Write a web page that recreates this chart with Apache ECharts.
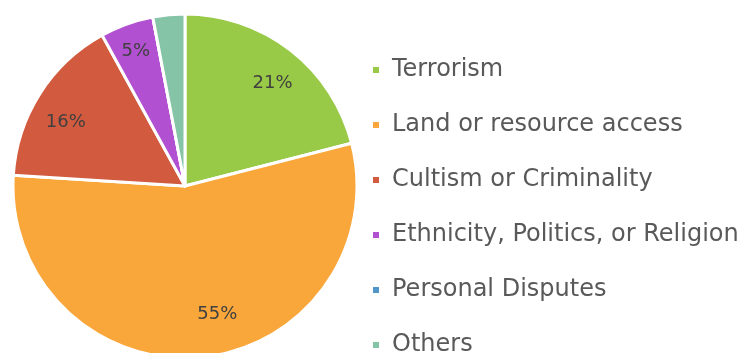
<!DOCTYPE html>
<html><head><meta charset="utf-8">
<script src="https://cdn.jsdelivr.net/npm/echarts@6/dist/echarts.min.js"></script>
<style>html,body{margin:0;padding:0;background:#fff}#c{width:747px;height:353px}</style>
</head><body><div id="c"></div>
<script>
const categories = ["Terrorism","Land or resource access","Cultism or Criminality","Ethnicity, Politics, or Religion","Personal Disputes","Others"];
const values = [21, 55, 16, 5, 0, 3];
const labelShown = [true, true, true, true, false, false];
const colors = ["#98c947","#f9a63a","#d25a3e","#b150d0","#5196cb","#86c4a7"];
const labelOffsets = [[33,-32],[24,40],[-44,-16],[-19,-51],[0,0],[0,0]];
const FONT = "DejaVu Sans";
const chart = echarts.init(document.getElementById('c'));
chart.setOption({
  animation:false,
  color: colors,
  legend:{
    orient:'vertical', left:366, top:50, height:600,
    itemWidth:8, itemHeight:8, itemGap:25, icon:'rect',
    data: categories,
    textStyle:{fontFamily:FONT, fontSize:24, color:'#595959', lineHeight:30, padding:[0,0,0,7]}
  },
  series:[{
    type:'pie', center:[185,186], radius:172, startAngle:90, clockwise:true,
    minAngle:0, avoidLabelOverlap:false,
    itemStyle:{borderColor:'#fff', borderWidth:3},
    label:{show:true, position:'inside', fontFamily:FONT, fontSize:18, color:'#404040',
      formatter: p => p.value + '%'},
    labelLine:{show:false},
    data: categories.map((n,i)=>({name:n, value:values[i], label:{show:labelShown[i], offset:labelOffsets[i]}}))
  }]
});
</script></body></html>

Exercise task: Copy the listing over exactly, skipping the pictures it holds.

Result of this exercise:
Write a web page that recreates this chart with Apache ECharts.
<!DOCTYPE html>
<html><head><meta charset="utf-8">
<script src="https://cdn.jsdelivr.net/npm/echarts@6/dist/echarts.min.js"></script>
<style>html,body{margin:0;padding:0;background:#fff}#c{width:747px;height:353px}</style>
</head><body><div id="c"></div>
<script>
const categories = ["Terrorism","Land or resource access","Cultism or Criminality","Ethnicity, Politics, or Religion","Personal Disputes","Others"];
const values = [21, 55, 16, 5, 0, 3];
const labelShown = [true, true, true, true, false, false];
const colors = ["#98c947","#f9a63a","#d25a3e","#b150d0","#5196cb","#86c4a7"];
const labelOffsets = [[33,-32],[24,40],[-44,-16],[-19,-51],[0,0],[0,0]];
const FONT = "DejaVu Sans";
const chart = echarts.init(document.getElementById('c'));
chart.setOption({
  animation:false,
  color: colors,
  legend:{
    orient:'vertical', left:366, top:50, height:600,
    itemWidth:8, itemHeight:8, itemGap:25, icon:'rect',
    data: categories,
    textStyle:{fontFamily:FONT, fontSize:24, color:'#595959', lineHeight:30, padding:[0,0,0,7]}
  },
  series:[{
    type:'pie', center:[185,186], radius:172, startAngle:90, clockwise:true,
    minAngle:0, avoidLabelOverlap:false,
    itemStyle:{borderColor:'#fff', borderWidth:3},
    label:{show:true, position:'inside', fontFamily:FONT, fontSize:18, color:'#404040',
      formatter: p => p.value + '%'},
    labelLine:{show:false},
    data: categories.map((n,i)=>({name:n, value:values[i], label:{show:labelShown[i], offset:labelOffsets[i]}}))
  }]
});
</script></body></html>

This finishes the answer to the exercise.